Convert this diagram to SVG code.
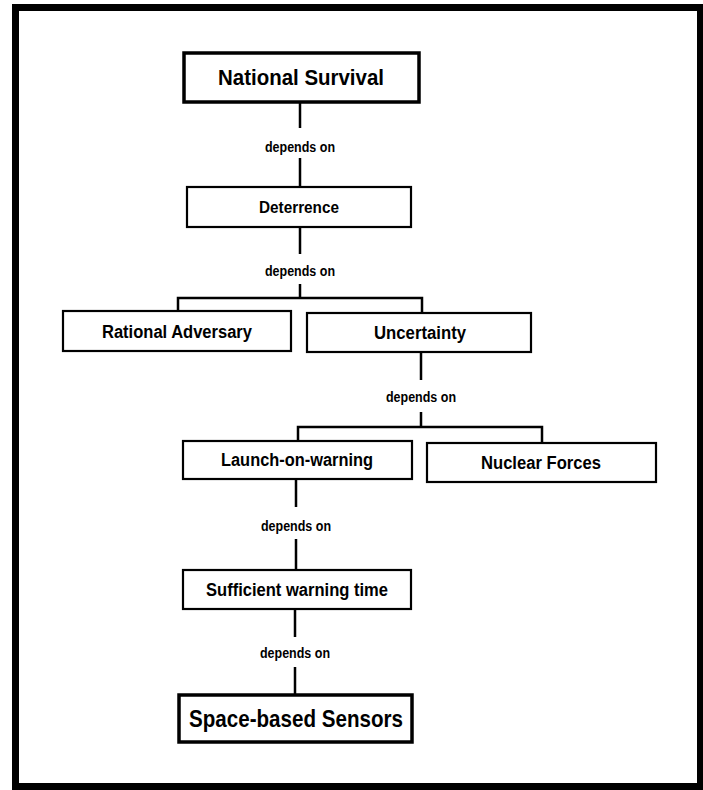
<svg xmlns="http://www.w3.org/2000/svg" width="703" height="790" viewBox="0 0 703 790">
<style>
.box{fill:#fff;stroke:#000;stroke-width:2.2}
.thick{fill:#fff;stroke:#000;stroke-width:3.5}
.lbl{font-family:"Liberation Sans",Arial,sans-serif;font-weight:bold;fill:#000;text-anchor:middle}
.dep{font-family:"Liberation Sans",Arial,sans-serif;font-weight:bold;fill:#000;text-anchor:middle;font-size:14px}
.con{fill:none;stroke:#000;stroke-width:2.5}
</style>
<rect width="703" height="790" fill="#fff"/>
<rect x="15.5" y="7.5" width="685" height="779" fill="none" stroke="#000" stroke-width="7"/>
<g id="connectors">
<path class="con" d="M300 102V128M300 158V187"/>
<text class="dep" x="300" y="152" textLength="70" lengthAdjust="spacingAndGlyphs">depends on</text>
<path class="con" d="M300 227V254M300 284V298M178 311V298H422V313"/>
<text class="dep" x="300" y="276" textLength="70" lengthAdjust="spacingAndGlyphs">depends on</text>
<path class="con" d="M421 352V380M421 412V427M298 441V427H542V443"/>
<text class="dep" x="421" y="402" textLength="70" lengthAdjust="spacingAndGlyphs">depends on</text>
<path class="con" d="M296 479V507M296 539V570"/>
<text class="dep" x="296" y="531" textLength="70" lengthAdjust="spacingAndGlyphs">depends on</text>
<path class="con" d="M295 609V637M295 667V695"/>
<text class="dep" x="295" y="658" textLength="70" lengthAdjust="spacingAndGlyphs">depends on</text>
</g>
<g id="national-survival">
<rect class="thick" x="184" y="53" width="235" height="49"/>
<text class="lbl" x="301" y="85" font-size="22" textLength="166" lengthAdjust="spacingAndGlyphs">National Survival</text>
</g>
<g id="deterrence">
<rect class="box" x="187" y="187" width="224" height="40"/>
<text class="lbl" x="299" y="213" font-size="17" textLength="80" lengthAdjust="spacingAndGlyphs">Deterrence</text>
</g>
<g id="rational-adversary">
<rect class="box" x="63" y="311" width="228" height="40"/>
<text class="lbl" x="177" y="338" font-size="18" textLength="150" lengthAdjust="spacingAndGlyphs">Rational Adversary</text>
</g>
<g id="uncertainty">
<rect class="box" x="307" y="313" width="224" height="39"/>
<text class="lbl" x="420" y="339" font-size="18" textLength="92" lengthAdjust="spacingAndGlyphs">Uncertainty</text>
</g>
<g id="launch-on-warning">
<rect class="box" x="183" y="441" width="229" height="38"/>
<text class="lbl" x="297" y="466" font-size="18" textLength="152" lengthAdjust="spacingAndGlyphs">Launch-on-warning</text>
</g>
<g id="nuclear-forces">
<rect class="box" x="427" y="443" width="229" height="39"/>
<text class="lbl" x="541" y="469" font-size="18" textLength="120" lengthAdjust="spacingAndGlyphs">Nuclear Forces</text>
</g>
<g id="sufficient-warning-time">
<rect class="box" x="183" y="570" width="228" height="39"/>
<text class="lbl" x="297" y="596" font-size="18" textLength="182" lengthAdjust="spacingAndGlyphs">Sufficient warning time</text>
</g>
<g id="space-based-sensors">
<rect class="thick" x="179" y="695" width="233" height="47"/>
<text class="lbl" x="296" y="727" font-size="24" textLength="214" lengthAdjust="spacingAndGlyphs">Space-based Sensors</text>
</g>
</svg>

§ §

To be done —
Quote each line of the listing exactly, but leave the pictures out.

Response below —
Convert this diagram to SVG code.
<svg xmlns="http://www.w3.org/2000/svg" width="703" height="790" viewBox="0 0 703 790">
<style>
.box{fill:#fff;stroke:#000;stroke-width:2.2}
.thick{fill:#fff;stroke:#000;stroke-width:3.5}
.lbl{font-family:"Liberation Sans",Arial,sans-serif;font-weight:bold;fill:#000;text-anchor:middle}
.dep{font-family:"Liberation Sans",Arial,sans-serif;font-weight:bold;fill:#000;text-anchor:middle;font-size:14px}
.con{fill:none;stroke:#000;stroke-width:2.5}
</style>
<rect width="703" height="790" fill="#fff"/>
<rect x="15.5" y="7.5" width="685" height="779" fill="none" stroke="#000" stroke-width="7"/>
<g id="connectors">
<path class="con" d="M300 102V128M300 158V187"/>
<text class="dep" x="300" y="152" textLength="70" lengthAdjust="spacingAndGlyphs">depends on</text>
<path class="con" d="M300 227V254M300 284V298M178 311V298H422V313"/>
<text class="dep" x="300" y="276" textLength="70" lengthAdjust="spacingAndGlyphs">depends on</text>
<path class="con" d="M421 352V380M421 412V427M298 441V427H542V443"/>
<text class="dep" x="421" y="402" textLength="70" lengthAdjust="spacingAndGlyphs">depends on</text>
<path class="con" d="M296 479V507M296 539V570"/>
<text class="dep" x="296" y="531" textLength="70" lengthAdjust="spacingAndGlyphs">depends on</text>
<path class="con" d="M295 609V637M295 667V695"/>
<text class="dep" x="295" y="658" textLength="70" lengthAdjust="spacingAndGlyphs">depends on</text>
</g>
<g id="national-survival">
<rect class="thick" x="184" y="53" width="235" height="49"/>
<text class="lbl" x="301" y="85" font-size="22" textLength="166" lengthAdjust="spacingAndGlyphs">National Survival</text>
</g>
<g id="deterrence">
<rect class="box" x="187" y="187" width="224" height="40"/>
<text class="lbl" x="299" y="213" font-size="17" textLength="80" lengthAdjust="spacingAndGlyphs">Deterrence</text>
</g>
<g id="rational-adversary">
<rect class="box" x="63" y="311" width="228" height="40"/>
<text class="lbl" x="177" y="338" font-size="18" textLength="150" lengthAdjust="spacingAndGlyphs">Rational Adversary</text>
</g>
<g id="uncertainty">
<rect class="box" x="307" y="313" width="224" height="39"/>
<text class="lbl" x="420" y="339" font-size="18" textLength="92" lengthAdjust="spacingAndGlyphs">Uncertainty</text>
</g>
<g id="launch-on-warning">
<rect class="box" x="183" y="441" width="229" height="38"/>
<text class="lbl" x="297" y="466" font-size="18" textLength="152" lengthAdjust="spacingAndGlyphs">Launch-on-warning</text>
</g>
<g id="nuclear-forces">
<rect class="box" x="427" y="443" width="229" height="39"/>
<text class="lbl" x="541" y="469" font-size="18" textLength="120" lengthAdjust="spacingAndGlyphs">Nuclear Forces</text>
</g>
<g id="sufficient-warning-time">
<rect class="box" x="183" y="570" width="228" height="39"/>
<text class="lbl" x="297" y="596" font-size="18" textLength="182" lengthAdjust="spacingAndGlyphs">Sufficient warning time</text>
</g>
<g id="space-based-sensors">
<rect class="thick" x="179" y="695" width="233" height="47"/>
<text class="lbl" x="296" y="727" font-size="24" textLength="214" lengthAdjust="spacingAndGlyphs">Space-based Sensors</text>
</g>
</svg>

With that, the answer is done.